- Provided data -
>> Start
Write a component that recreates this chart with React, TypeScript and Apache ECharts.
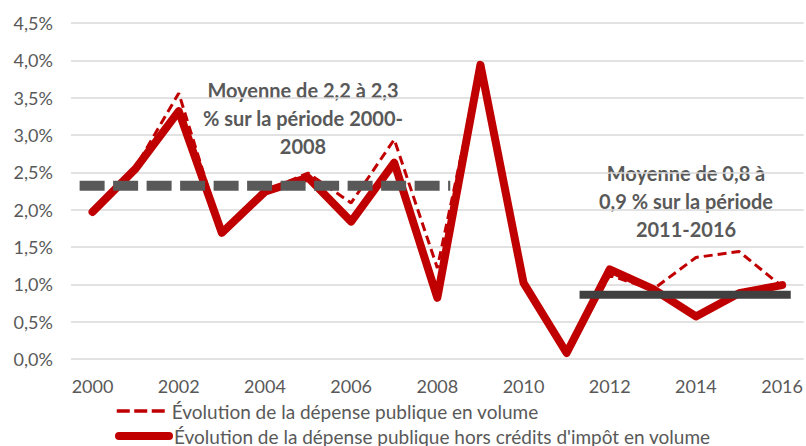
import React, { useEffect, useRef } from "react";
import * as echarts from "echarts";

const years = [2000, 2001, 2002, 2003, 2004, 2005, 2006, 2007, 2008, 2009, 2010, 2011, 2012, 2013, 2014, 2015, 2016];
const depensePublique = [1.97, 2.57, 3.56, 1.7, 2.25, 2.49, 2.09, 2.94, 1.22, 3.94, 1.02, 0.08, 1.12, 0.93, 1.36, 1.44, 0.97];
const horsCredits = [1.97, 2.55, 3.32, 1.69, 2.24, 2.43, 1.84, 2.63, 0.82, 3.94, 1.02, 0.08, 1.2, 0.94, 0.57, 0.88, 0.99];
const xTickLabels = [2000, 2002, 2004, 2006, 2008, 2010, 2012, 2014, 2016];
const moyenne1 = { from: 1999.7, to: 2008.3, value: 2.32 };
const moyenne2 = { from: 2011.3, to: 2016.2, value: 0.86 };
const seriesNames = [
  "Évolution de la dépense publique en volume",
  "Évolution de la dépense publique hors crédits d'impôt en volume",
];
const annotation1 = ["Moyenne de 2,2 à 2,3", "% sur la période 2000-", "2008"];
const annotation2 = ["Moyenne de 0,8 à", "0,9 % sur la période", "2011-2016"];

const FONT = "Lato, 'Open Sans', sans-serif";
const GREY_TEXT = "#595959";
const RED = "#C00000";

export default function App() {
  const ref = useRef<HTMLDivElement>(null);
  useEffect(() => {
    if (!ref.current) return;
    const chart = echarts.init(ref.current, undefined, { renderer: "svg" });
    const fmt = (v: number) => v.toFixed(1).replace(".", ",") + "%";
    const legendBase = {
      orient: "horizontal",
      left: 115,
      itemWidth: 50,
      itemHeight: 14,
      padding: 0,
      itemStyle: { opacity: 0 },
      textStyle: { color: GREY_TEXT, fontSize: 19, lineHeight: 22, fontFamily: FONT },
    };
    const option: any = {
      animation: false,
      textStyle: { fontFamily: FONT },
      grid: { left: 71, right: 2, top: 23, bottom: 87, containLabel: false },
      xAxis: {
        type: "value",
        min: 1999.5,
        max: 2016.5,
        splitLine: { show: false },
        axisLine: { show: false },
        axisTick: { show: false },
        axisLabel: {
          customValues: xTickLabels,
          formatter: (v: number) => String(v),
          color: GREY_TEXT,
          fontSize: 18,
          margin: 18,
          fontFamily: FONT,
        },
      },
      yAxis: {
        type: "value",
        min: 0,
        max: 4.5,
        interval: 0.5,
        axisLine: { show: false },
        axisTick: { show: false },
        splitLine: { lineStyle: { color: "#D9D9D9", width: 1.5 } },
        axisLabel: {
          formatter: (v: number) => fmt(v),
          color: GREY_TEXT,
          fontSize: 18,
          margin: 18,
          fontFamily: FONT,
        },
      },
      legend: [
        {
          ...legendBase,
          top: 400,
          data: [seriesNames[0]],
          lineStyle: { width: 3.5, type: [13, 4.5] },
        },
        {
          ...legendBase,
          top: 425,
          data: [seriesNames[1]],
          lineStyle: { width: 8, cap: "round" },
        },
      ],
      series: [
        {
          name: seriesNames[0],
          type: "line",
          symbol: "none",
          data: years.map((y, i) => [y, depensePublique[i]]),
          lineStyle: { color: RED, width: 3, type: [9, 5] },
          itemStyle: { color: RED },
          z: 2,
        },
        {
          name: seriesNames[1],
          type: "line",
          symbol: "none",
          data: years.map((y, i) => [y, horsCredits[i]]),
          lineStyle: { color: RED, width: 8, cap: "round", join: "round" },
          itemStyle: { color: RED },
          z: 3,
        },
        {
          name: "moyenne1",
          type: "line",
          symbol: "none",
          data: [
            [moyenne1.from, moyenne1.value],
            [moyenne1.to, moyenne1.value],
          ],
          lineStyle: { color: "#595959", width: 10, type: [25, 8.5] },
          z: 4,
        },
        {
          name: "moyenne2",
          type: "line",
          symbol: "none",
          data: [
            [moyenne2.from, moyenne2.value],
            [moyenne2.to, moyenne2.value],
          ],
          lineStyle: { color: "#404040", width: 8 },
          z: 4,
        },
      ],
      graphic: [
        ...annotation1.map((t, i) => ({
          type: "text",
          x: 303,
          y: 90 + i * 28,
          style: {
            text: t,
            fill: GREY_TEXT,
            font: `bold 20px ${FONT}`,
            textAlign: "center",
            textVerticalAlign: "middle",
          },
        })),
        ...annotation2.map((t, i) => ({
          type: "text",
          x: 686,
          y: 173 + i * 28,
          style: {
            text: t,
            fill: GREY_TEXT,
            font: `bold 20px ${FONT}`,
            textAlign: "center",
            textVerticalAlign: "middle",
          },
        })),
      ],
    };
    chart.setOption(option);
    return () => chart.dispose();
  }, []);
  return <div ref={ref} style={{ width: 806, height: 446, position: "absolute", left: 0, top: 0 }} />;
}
>> End
- Brief -
From the top of the listing above, repeat each line exactly until you reach the line containing "import * as", and repeat that one too. Leave the pictures out.

- Final result -
Write a component that recreates this chart with React, TypeScript and Apache ECharts.
import React, { useEffect, useRef } from "react";
import * as echarts from "echarts";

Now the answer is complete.